History - elective, not compulsory - flourishes in Scotland’s schools, and there has been open and vigorous debate on the place of Scottish history in the syllabus. Decisions have been made. In the revised Higher history examination, there will be a compulsory paper in Scottish history. Given existing resources, it is probable that one of the most popular options will be “Scotland at War; 1914-1918”. It is one of Scottish history teaching’s success stories.

The same cannot be said of the Second World War. This conflict has remained the preserve of courses in the upper primary, with emphasis on the Home Front. Laudable though the teaching might be, “whale meat again” is a deficient diet for our pupils.

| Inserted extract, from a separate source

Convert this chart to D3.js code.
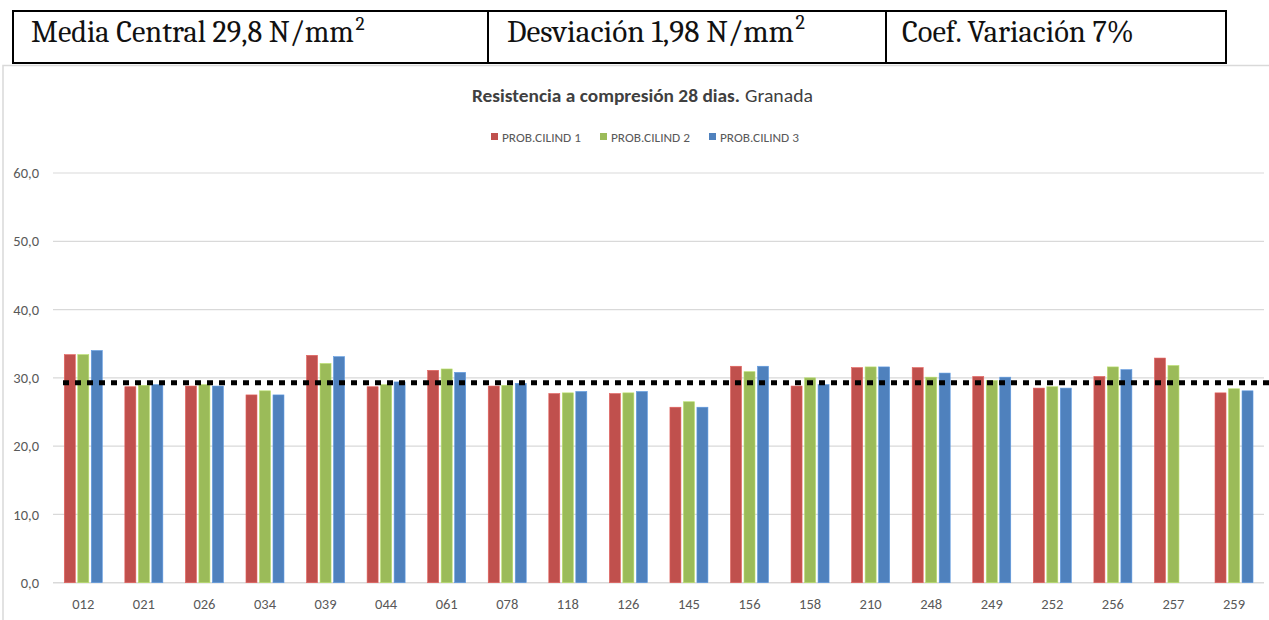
<!DOCTYPE html>
<html>
<head>
<meta charset="utf-8">
<script src="https://cdn.jsdelivr.net/npm/d3@7/dist/d3.min.js"></script>
<style>
  html, body { margin: 0; padding: 0; background: #fff; }
  svg { display: block; }
</style>
</head>
<body>
<svg id="chart" width="1269" height="620"></svg>
<script>
// ---------- data ----------
const categories = ["012","021","026","034","039","044","061","078","118","126","145","156","158","210","248","249","252","256","257","259"];
const seriesNames = ["PROB.CILIND 1", "PROB.CILIND 2", "PROB.CILIND 3"];
const cilind1 = [33.4, 28.7, 28.8, 27.5, 33.3, 28.7, 31.1, 28.8, 27.7, 27.7, 25.7, 31.7, 28.8, 31.5, 31.5, 30.2, 28.5, 30.2, 32.9, 27.8];
const cilind2 = [33.4, 28.9, 29.0, 28.1, 32.1, 29.0, 31.3, 28.9, 27.8, 27.8, 26.5, 30.9, 30.0, 31.6, 30.1, 29.6, 28.7, 31.6, 31.8, 28.4];
const cilind3 = [34.0, 29.0, 28.8, 27.5, 33.1, 29.4, 30.8, 29.2, 28.0, 28.0, 25.7, 31.7, 29.0, 31.6, 30.7, 30.1, 28.5, 31.2, null, 28.1];
const yTicks = [0, 10, 20, 30, 40, 50, 60];
const meanLineValue = 29.3;
const headerCells = [
  { text: "Media Central 29,8 N/mm", sup: "2" },
  { text: "Desviación 1,98 N/mm", sup: "2" },
  { text: "Coef. Variación 7%", sup: "" }
];
const titleBold = "Resistencia a compresión 28 dias.";
const titleNormal = "Granada";

// ---------- styles ----------
const colors = ["#C0504D", "#9BBB59", "#4F81BD"];
const sansFont = "Carlito, Lato, 'Open Sans', sans-serif";
const serifFont = "Caladea, 'Liberation Serif', 'DejaVu Serif', serif";

const svg = d3.select("#chart");
svg.append("rect").attr("width", 1269).attr("height", 620).attr("fill", "#fff");

// fit a text element to a target width by adjusting its font size
function fitWidth(sel, target, maxSize) {
  const base = +sel.attr("font-size");
  const w = sel.node().getComputedTextLength();
  let fs = base * target / w;
  if (maxSize && fs > maxSize) fs = maxSize;
  sel.attr("font-size", fs);
  const w2 = sel.node().getComputedTextLength();
  if (Math.abs(w2 - target) > 1) sel.attr("textLength", target).attr("lengthAdjust", "spacingAndGlyphs");
  return fs;
}

// ---------- header table ----------
const table = svg.append("g");
const tableBox = { x0: 13, y0: 11, x1: 1226, y1: 63 };
const dividers = [488, 886];
table.append("rect")
  .attr("x", tableBox.x0).attr("y", tableBox.y0)
  .attr("width", tableBox.x1 - tableBox.x0).attr("height", tableBox.y1 - tableBox.y0)
  .attr("fill", "none").attr("stroke", "#000").attr("stroke-width", 2);
dividers.forEach(dx => {
  table.append("line").attr("x1", dx).attr("x2", dx)
    .attr("y1", tableBox.y0).attr("y2", tableBox.y1)
    .attr("stroke", "#000").attr("stroke-width", 2);
});
const cellTextX = [31, 507, 902];
const cellTextLen = [323, 287, 232];
headerCells.forEach((c, i) => {
  const t = table.append("text")
    .attr("x", cellTextX[i]).attr("y", 42)
    .attr("font-family", serifFont).attr("font-size", 26)
    .attr("fill", "#111")
    .text(c.text);
  const fs = fitWidth(t, cellTextLen[i]);
  if (c.sup) {
    table.append("text")
      .attr("x", cellTextX[i] + cellTextLen[i] + 1.5).attr("y", 42 - fs * 0.4)
      .attr("font-family", serifFont).attr("font-size", fs * 0.64)
      .attr("fill", "#111")
      .text(c.sup);
  }
});

// ---------- chart frame ----------
svg.append("path")
  .attr("d", "M3,620 L3,65.5 L1269,65.5")
  .attr("fill", "none").attr("stroke", "#d9d9d9").attr("stroke-width", 1.5);

// ---------- title ----------
const tB = svg.append("text")
  .attr("x", 472).attr("y", 102)
  .attr("font-family", sansFont).attr("font-size", 18).attr("font-weight", "bold")
  .attr("fill", "#404040")
  .attr("textLength", 268).attr("lengthAdjust", "spacingAndGlyphs")
  .text(titleBold);
svg.append("text")
  .attr("x", 745).attr("y", 102)
  .attr("font-family", sansFont).attr("font-size", 18)
  .attr("fill", "#404040")
  .attr("textLength", 68).attr("lengthAdjust", "spacingAndGlyphs")
  .text(titleNormal);

// ---------- legend ----------
const legendX = [491, 600, 709];
const legend = svg.append("g");
seriesNames.forEach((name, i) => {
  legend.append("rect")
    .attr("x", legendX[i]).attr("y", 133).attr("width", 7).attr("height", 7)
    .attr("fill", colors[i]);
  legend.append("text")
    .attr("x", legendX[i] + 11).attr("y", 141.5)
    .attr("font-family", sansFont).attr("font-size", 13)
    .attr("fill", "#595959")
    .attr("textLength", 79).attr("lengthAdjust", "spacingAndGlyphs")
    .text(name);
});

// ---------- scales ----------
const x = d3.scaleBand().domain(categories).range([53, 1264.3]).paddingInner(0).paddingOuter(0);
const xSub = d3.scaleBand().domain(d3.range(3)).range([-19, 19]).paddingInner(0.185).paddingOuter(0);
const y = d3.scaleLinear().domain([0, 60]).range([582.7, 173]);

// gridlines
svg.append("g").selectAll("line")
  .data(yTicks)
  .join("line")
  .attr("x1", 53).attr("x2", 1264)
  .attr("y1", d => y(d)).attr("y2", d => y(d))
  .attr("stroke", "#d9d9d9").attr("stroke-width", d => d === 0 ? 1.5 : 1.2);

// y axis labels
const yAxis = svg.append("g")
  .attr("transform", "translate(39,0)")
  .call(d3.axisLeft(y).tickValues(yTicks).tickSize(0).tickPadding(0)
    .tickFormat(d => d3.format(".1f")(d).replace(".", ",")));
yAxis.select(".domain").remove();
yAxis.selectAll("text")
  .attr("font-family", sansFont).attr("font-size", 14.5).attr("fill", "#595959");

// x axis labels
const xAxis = svg.append("g")
  .attr("transform", `translate(0,${y(0)})`)
  .call(d3.axisBottom(x).tickSize(0).tickPadding(16.5));
xAxis.select(".domain").remove();
xAxis.selectAll("text")
  .attr("font-family", sansFont).attr("font-size", 14.5).attr("fill", "#595959");

// ---------- bars ----------
const allSeries = [cilind1, cilind2, cilind3];
const barData = [];
allSeries.forEach((vals, s) => {
  vals.forEach((v, i) => {
    if (v !== null && v !== undefined) barData.push({ cat: categories[i], s, v });
  });
});
svg.append("g").selectAll("rect")
  .data(barData)
  .join("rect")
  .attr("x", d => x(d.cat) + x.bandwidth() / 2 + xSub(d.s))
  .attr("width", xSub.bandwidth())
  .attr("y", d => y(d.v))
  .attr("height", d => y(0) - y(d.v))
  .attr("fill", d => colors[d.s])
  .attr("stroke", d => d3.color(colors[d.s]).brighter(0.5))
  .attr("stroke-width", 0.6);

// ---------- mean dotted line ----------
svg.append("line")
  .attr("x1", 63).attr("x2", 1269)
  .attr("y1", y(meanLineValue)).attr("y2", y(meanLineValue))
  .attr("stroke", "#000").attr("stroke-width", 5)
  .attr("stroke-dasharray", "6,6");
</script>
</body>
</html>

A curriculum gap exists which leaves young people with inadequate understanding of the last century’s three crucial decades, 1914-1945. Several years ago, Hitler’s biographer, Sir Ian Kershaw, summed up the Second World War as “the unfinished business of the First”, arguing that the period must be viewed as a single entity.

As things stand, pupils would have to study an impossibly eclectic mix of National Certificate courses to have a sound and rounded knowledge and understanding of the causes, course and consequences of the “war of the century”. But, with the new curriculum, a remarkable opportunity exists to create national certification courses on the Second World War. Our pupils need to know the history of a war in which their families were participants, as combatants and as civilians.

If we fast-forward 25 years, talk will be of the handful of survivors left who participated in Belsen’s liberation, were part of “Bomber” Harris’s squadrons or visited Hiroshima in the aftermath of its destruction. It will be fitting and just if, by then, an informed and articulate understanding of the Second World War has been created in our nation’s schools.

Ron Grant, High School Drive, Elgin.